====== RECORD LIST ======
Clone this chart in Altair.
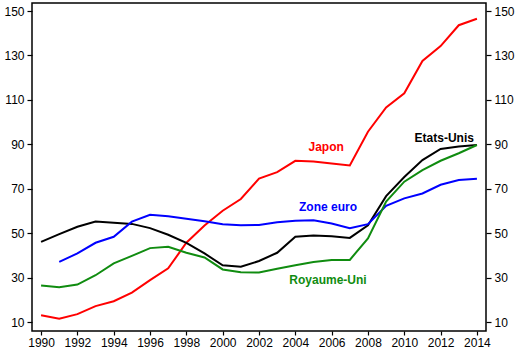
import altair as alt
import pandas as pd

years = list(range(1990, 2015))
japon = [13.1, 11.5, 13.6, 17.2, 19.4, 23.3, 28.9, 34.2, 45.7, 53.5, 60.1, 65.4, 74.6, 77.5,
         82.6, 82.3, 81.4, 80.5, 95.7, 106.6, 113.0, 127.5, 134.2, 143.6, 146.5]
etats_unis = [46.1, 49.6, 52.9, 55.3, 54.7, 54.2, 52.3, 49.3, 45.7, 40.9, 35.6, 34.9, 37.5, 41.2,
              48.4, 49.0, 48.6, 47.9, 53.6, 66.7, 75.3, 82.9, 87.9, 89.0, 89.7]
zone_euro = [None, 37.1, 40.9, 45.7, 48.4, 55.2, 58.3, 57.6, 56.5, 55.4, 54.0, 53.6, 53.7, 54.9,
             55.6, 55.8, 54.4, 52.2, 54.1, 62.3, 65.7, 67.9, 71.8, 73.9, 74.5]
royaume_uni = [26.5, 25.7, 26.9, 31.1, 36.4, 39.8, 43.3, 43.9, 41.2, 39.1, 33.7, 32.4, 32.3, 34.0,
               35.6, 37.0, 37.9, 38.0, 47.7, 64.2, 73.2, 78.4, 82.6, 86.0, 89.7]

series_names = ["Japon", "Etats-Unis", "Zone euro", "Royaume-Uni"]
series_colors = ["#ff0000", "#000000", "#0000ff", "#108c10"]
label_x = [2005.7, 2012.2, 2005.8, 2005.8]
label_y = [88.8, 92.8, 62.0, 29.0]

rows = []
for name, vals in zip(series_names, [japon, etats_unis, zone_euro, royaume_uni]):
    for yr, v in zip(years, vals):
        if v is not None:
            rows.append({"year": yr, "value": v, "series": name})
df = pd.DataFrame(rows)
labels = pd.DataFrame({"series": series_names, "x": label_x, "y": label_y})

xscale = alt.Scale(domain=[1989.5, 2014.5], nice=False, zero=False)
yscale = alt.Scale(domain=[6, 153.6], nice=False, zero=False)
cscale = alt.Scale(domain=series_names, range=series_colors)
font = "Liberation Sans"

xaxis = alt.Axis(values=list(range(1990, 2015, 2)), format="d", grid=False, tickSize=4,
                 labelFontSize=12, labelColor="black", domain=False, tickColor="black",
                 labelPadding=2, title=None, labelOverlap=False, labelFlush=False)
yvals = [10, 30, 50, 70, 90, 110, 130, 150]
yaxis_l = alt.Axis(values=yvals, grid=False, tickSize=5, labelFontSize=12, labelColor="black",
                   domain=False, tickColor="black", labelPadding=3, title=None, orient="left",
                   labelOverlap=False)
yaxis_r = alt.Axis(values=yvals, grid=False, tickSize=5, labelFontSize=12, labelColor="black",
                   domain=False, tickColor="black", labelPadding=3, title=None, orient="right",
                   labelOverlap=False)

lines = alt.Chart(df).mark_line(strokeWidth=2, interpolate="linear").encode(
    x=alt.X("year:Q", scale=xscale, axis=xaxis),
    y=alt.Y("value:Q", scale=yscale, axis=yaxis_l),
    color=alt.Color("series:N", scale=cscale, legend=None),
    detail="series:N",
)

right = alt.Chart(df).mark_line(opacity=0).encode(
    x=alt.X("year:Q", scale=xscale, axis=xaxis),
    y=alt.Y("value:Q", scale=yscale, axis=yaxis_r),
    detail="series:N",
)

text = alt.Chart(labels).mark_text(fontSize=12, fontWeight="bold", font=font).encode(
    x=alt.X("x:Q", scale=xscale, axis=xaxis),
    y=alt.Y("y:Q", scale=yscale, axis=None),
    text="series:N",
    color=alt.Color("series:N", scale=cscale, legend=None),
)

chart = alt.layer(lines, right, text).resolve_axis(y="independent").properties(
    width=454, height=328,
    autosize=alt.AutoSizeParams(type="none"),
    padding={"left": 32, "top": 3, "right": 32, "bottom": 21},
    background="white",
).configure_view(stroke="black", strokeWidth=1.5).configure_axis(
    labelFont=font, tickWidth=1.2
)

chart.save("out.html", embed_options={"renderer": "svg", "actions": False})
======
====== RECORD LIST ======
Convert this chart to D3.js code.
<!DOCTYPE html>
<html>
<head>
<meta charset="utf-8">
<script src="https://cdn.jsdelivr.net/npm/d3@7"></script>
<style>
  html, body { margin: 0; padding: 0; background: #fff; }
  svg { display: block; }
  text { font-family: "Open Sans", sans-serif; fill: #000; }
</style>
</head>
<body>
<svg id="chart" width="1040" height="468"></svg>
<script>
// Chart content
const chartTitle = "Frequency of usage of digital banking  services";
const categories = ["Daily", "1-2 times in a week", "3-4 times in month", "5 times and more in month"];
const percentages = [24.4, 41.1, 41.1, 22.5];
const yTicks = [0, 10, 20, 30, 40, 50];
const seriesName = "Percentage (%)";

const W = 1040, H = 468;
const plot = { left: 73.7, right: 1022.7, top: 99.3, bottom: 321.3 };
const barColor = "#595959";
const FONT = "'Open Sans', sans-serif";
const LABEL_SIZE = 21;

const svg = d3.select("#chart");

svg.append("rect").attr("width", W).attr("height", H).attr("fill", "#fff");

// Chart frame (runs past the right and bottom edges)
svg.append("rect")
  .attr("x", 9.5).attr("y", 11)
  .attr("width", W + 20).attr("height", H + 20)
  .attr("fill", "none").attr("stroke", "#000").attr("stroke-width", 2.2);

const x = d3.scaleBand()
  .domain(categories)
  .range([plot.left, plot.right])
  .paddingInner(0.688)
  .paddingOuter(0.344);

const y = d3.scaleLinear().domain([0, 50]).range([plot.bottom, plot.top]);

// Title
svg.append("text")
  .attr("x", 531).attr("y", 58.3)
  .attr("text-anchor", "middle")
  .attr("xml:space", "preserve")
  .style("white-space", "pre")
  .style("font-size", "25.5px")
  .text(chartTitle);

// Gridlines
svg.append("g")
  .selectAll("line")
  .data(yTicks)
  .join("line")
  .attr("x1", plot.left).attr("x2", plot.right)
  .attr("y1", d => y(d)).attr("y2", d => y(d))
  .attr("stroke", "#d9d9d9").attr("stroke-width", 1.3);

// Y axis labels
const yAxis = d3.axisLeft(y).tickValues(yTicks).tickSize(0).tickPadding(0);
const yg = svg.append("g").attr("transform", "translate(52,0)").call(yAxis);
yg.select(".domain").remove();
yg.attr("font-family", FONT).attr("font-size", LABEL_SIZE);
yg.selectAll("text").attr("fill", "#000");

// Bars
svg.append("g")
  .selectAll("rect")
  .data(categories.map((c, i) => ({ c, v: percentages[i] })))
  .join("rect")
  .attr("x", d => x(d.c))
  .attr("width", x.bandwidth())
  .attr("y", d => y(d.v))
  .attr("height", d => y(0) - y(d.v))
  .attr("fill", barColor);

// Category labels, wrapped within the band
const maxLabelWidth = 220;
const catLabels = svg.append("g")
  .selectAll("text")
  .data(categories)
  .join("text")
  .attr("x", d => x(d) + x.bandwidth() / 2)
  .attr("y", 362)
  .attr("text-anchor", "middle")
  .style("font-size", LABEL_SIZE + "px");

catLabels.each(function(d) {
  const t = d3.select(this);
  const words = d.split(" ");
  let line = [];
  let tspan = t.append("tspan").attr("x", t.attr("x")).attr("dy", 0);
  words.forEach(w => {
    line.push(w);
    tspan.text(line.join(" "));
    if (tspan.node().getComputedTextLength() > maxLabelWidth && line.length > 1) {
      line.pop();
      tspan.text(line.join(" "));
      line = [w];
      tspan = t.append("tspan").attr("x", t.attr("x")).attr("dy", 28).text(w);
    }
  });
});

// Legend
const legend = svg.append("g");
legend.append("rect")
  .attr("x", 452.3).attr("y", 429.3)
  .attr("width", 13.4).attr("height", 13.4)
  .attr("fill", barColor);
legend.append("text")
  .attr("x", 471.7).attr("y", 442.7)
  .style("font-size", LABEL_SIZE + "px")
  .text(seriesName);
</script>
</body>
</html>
======
Leave out the pictures and quote exactly the lines from the one where "Clone this chart in Altair." appears to the one where "label_y = [88.8, 92.8, 62.0, 29.0]" appears, both ends counted.

SOLUTION TO THE EXERCISE =
Clone this chart in Altair.
import altair as alt
import pandas as pd

years = list(range(1990, 2015))
japon = [13.1, 11.5, 13.6, 17.2, 19.4, 23.3, 28.9, 34.2, 45.7, 53.5, 60.1, 65.4, 74.6, 77.5,
         82.6, 82.3, 81.4, 80.5, 95.7, 106.6, 113.0, 127.5, 134.2, 143.6, 146.5]
etats_unis = [46.1, 49.6, 52.9, 55.3, 54.7, 54.2, 52.3, 49.3, 45.7, 40.9, 35.6, 34.9, 37.5, 41.2,
              48.4, 49.0, 48.6, 47.9, 53.6, 66.7, 75.3, 82.9, 87.9, 89.0, 89.7]
zone_euro = [None, 37.1, 40.9, 45.7, 48.4, 55.2, 58.3, 57.6, 56.5, 55.4, 54.0, 53.6, 53.7, 54.9,
             55.6, 55.8, 54.4, 52.2, 54.1, 62.3, 65.7, 67.9, 71.8, 73.9, 74.5]
royaume_uni = [26.5, 25.7, 26.9, 31.1, 36.4, 39.8, 43.3, 43.9, 41.2, 39.1, 33.7, 32.4, 32.3, 34.0,
               35.6, 37.0, 37.9, 38.0, 47.7, 64.2, 73.2, 78.4, 82.6, 86.0, 89.7]

series_names = ["Japon", "Etats-Unis", "Zone euro", "Royaume-Uni"]
series_colors = ["#ff0000", "#000000", "#0000ff", "#108c10"]
label_x = [2005.7, 2012.2, 2005.8, 2005.8]
label_y = [88.8, 92.8, 62.0, 29.0]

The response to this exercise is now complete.